On the internal structure of pressure‐sensitive adhesives

Abstract

AbstractThe internal structure of pressure‐sensitive adhesives was studied using electron microscopy and measurements of mechanical loss, tensile modulus, viscosity, stress relaxation, and critical surface tension. The adhesives were blends of natural rubber and the pentaerythritol ester of hydrogenated rosin. Compositions containing up to 40 wt‐% resin are homogeneous mixtures. The temperature dispersion of mechanical loss shows a single peak, and the peak value remains almost constant. When the resin concentration exceeds 40 wt‐%, phase separation occurs. The disperse phase is resin containing a small amount of rubber. Two peaks, or a peak and a shoulder, appear in the temperature–loss peak curves.

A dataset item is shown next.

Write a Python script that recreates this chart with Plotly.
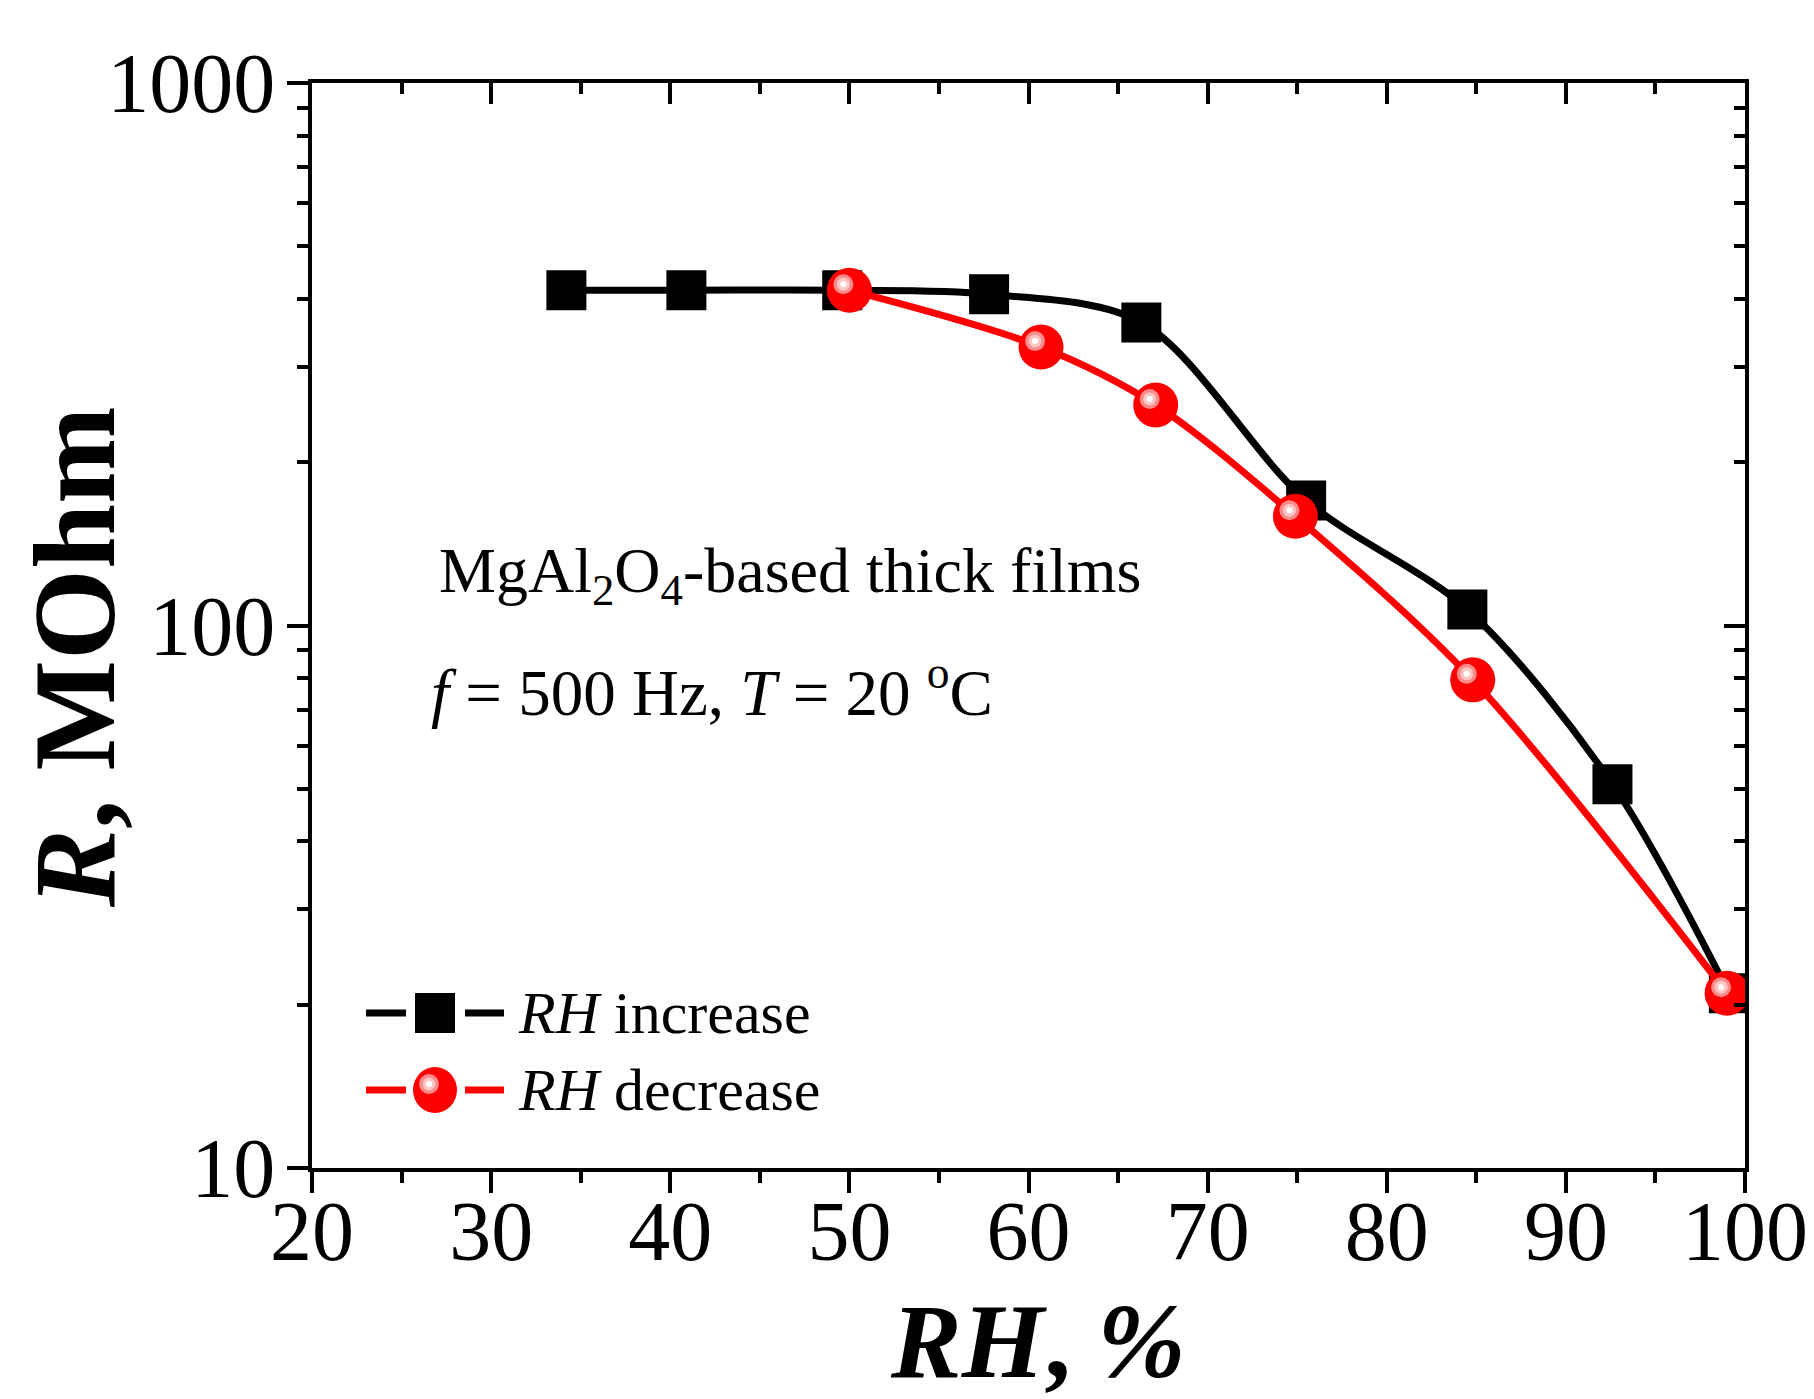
import plotly.graph_objects as go

# ---- data ----
rh_inc = [34.2, 40.9, 49.6, 57.8, 66.3, 75.5, 84.5, 92.6, 99.1]
r_inc = [415, 415, 415, 408, 362, 170, 107, 51, 21]
rh_dec = [50.0, 60.7, 67.1, 74.9, 84.8, 99.0]
r_dec = [415, 326, 255, 159, 79.4, 21]
x_ticks = [20, 30, 40, 50, 60, 70, 80, 90, 100]
x_minor = [25, 35, 45, 55, 65, 75, 85, 95]
y_ticks = [10, 100, 1000]
y_ticktext = ["10", "100", "1000"]
y_minor = [20, 30, 40, 50, 60, 70, 80, 90, 200, 300, 400, 500, 600, 700, 800, 900]
series_names = ["<i>RH</i> increase", "<i>RH</i> decrease"]

FONT = "Liberation Serif"
W, H = 1814, 1399
L, R, T, B = 304, 77, 75, 239
pw, ph = W - L - R, H - T - B
XR = [20, 100]
YR = [1, 3]
RED = "#ff0000"
HL = [(20, "#ff8a8a"), (13, "#ffc6c6"), (6, "#ffffff")]
# highlight offset (pixels) for the glossy circles
off_px = 6
dx = off_px * (XR[1] - XR[0]) / pw
dy = off_px * (YR[1] - YR[0]) / ph


def px(x):
    return (x - L) / pw


def py(y):
    return (H - B - y) / ph


fig = go.Figure()
fig.add_trace(go.Scatter(
    x=rh_inc, y=r_inc, mode="lines+markers", name=series_names[0],
    line=dict(color="black", width=7, shape="spline", smoothing=0.9),
    marker=dict(symbol="square", size=40, color="black"),
))
fig.add_trace(go.Scatter(
    x=rh_dec, y=r_dec, mode="lines+markers", name=series_names[1],
    line=dict(color=RED, width=7, shape="spline", smoothing=0.9),
    marker=dict(symbol="circle", size=45, color=RED),
))
for sz, col in HL:
    fig.add_trace(go.Scatter(
        x=rh_dec, y=r_dec, mode="markers", showlegend=False, hoverinfo="skip",
        xaxis="x2", yaxis="y2",
        marker=dict(symbol="circle", size=sz, color=col),
    ))
fig.add_trace(go.Scatter(x=[None], y=[None], xaxis="x3", yaxis="y3",
                         showlegend=False, hoverinfo="skip"))
fig.add_trace(go.Scatter(x=[None], y=[None], xaxis="x4", yaxis="y",
                         showlegend=False, hoverinfo="skip"))

tickfont = dict(family=FONT, size=84, color="black")
common = dict(showgrid=False, zeroline=False, linecolor="black", linewidth=4,
              tickcolor="black", tickwidth=4, showline=True)

fig.update_layout(
    width=W, height=H,
    margin=dict(l=L, r=R, t=T, b=B, pad=0),
    paper_bgcolor="white", plot_bgcolor="white",
    font=dict(family=FONT, color="black"),
    showlegend=False,
    xaxis=dict(range=XR, tickvals=x_ticks, ticks="outside", ticklen=21,
               showticklabels=False,
               minor=dict(tickvals=x_minor, ticks="outside", ticklen=11,
                          tickwidth=4, tickcolor="black"),
               **common),
    xaxis4=dict(overlaying="x", anchor="free", position=0, side="bottom",
                range=XR, tickvals=x_ticks, ticks="", showline=False, showgrid=False,
                zeroline=False, tickfont=tickfont, ticklabelstandoff=7),
    yaxis=dict(type="log", range=YR, tickvals=y_ticks, ticktext=y_ticktext,
               ticks="outside", ticklen=21, tickfont=tickfont, ticklabelstandoff=-5,
               minor=dict(tickvals=y_minor, ticks="outside", ticklen=11,
                          tickwidth=4, tickcolor="black"),
               **common),
    xaxis2=dict(overlaying="x", range=[XR[0] + dx, XR[1] + dx], visible=False),
    yaxis2=dict(overlaying="y", type="log", range=[YR[0] - dy, YR[1] - dy], visible=False),
    xaxis3=dict(overlaying="x", anchor="y3", side="top", range=XR, tickvals=x_ticks,
                ticks="inside", ticklen=21, showticklabels=False,
                minor=dict(tickvals=x_minor, ticks="inside", ticklen=11,
                           tickwidth=4, tickcolor="black"),
                **common),
    yaxis3=dict(overlaying="y", anchor="x3", side="right", type="log", range=YR,
                tickvals=y_ticks, ticks="inside", ticklen=21, showticklabels=False,
                minor=dict(tickvals=y_minor, ticks="inside", ticklen=11,
                           tickwidth=4, tickcolor="black"),
                **common),
)

# ---- custom legend (symbols larger than plotly's legend allows) ----
shapes = []
rows = [(1005, "black", "square"), (1082, RED, "circle")]
for yrow, col, sym in rows:
    for a, b in [(358, 398), (457, 496)]:
        shapes.append(dict(type="line", xref="paper", yref="paper",
                           x0=px(a), x1=px(b), y0=py(yrow), y1=py(yrow),
                           line=dict(color=col, width=7)))
    cx = px(427)
    if sym == "square":
        shapes.append(dict(type="rect", xref="paper", yref="paper",
                           xsizemode="pixel", ysizemode="pixel",
                           xanchor=cx, yanchor=py(yrow),
                           x0=-20, x1=20, y0=-20, y1=20,
                           fillcolor="black", line=dict(width=0)))
    else:
        shapes.append(dict(type="circle", xref="paper", yref="paper",
                           xsizemode="pixel", ysizemode="pixel",
                           xanchor=cx, yanchor=py(yrow),
                           x0=-22, x1=22, y0=-23, y1=23,
                           fillcolor=RED, line=dict(width=0)))
        for sz, c in HL:
            r = sz / 2
            shapes.append(dict(type="circle", xref="paper", yref="paper",
                               xsizemode="pixel", ysizemode="pixel",
                               xanchor=cx, yanchor=py(yrow),
                               x0=-off_px - r, x1=-off_px + r,
                               y0=off_px - r, y1=off_px + r,
                               fillcolor=c, line=dict(width=0)))

annots = [
    dict(text="MgAl<sub>2</sub>O<sub>4</sub>-based thick films", x=px(429),
         y=py(567), xanchor="left", yanchor="middle", font=dict(size=64)),
    dict(text="<i>f</i> = 500 Hz, <i>T</i> = 20 <sup>o</sup>C", x=px(421),
         y=py(680), xanchor="left", yanchor="middle", font=dict(size=65)),
    dict(text="<b><i>RH</i>, <i>%</i></b>", x=px(1029), y=py(1333),
         xanchor="center", yanchor="middle", font=dict(size=106)),
    dict(text="<b><i>R</i>, MOhm</b>", x=px(66), y=py(649),
         xanchor="center", yanchor="middle", textangle=-90, font=dict(size=117)),
]
for (yrow, _, _), name in zip(rows, series_names):
    annots.append(dict(text=name, x=px(508), y=py(yrow), xanchor="left",
                       yanchor="middle", font=dict(size=60)))
for a in annots:
    a.update(xref="paper", yref="paper", showarrow=False)
    a["font"] = dict(family=FONT, color="black", **a["font"])
fig.update_layout(annotations=annots, shapes=shapes)

fig.write_html("out.html")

It is postulated that one of the peaks corresponds to the phase in which resin is uniformly dispersed in the rubber and the other peak corresponds to the resin phase which contains a small amount of rubber. Evidence for homogeneity in compositions containing 40 wt‐% or less resin and of heterogeneity at higher concentrations of resin was also obtained from the electron microscope observations. The relationships between the internal structure of pressure‐sensitive adhesives and viscosity, Young's modulus, the relaxation spectrum, tack, and critical surface tension are discussed.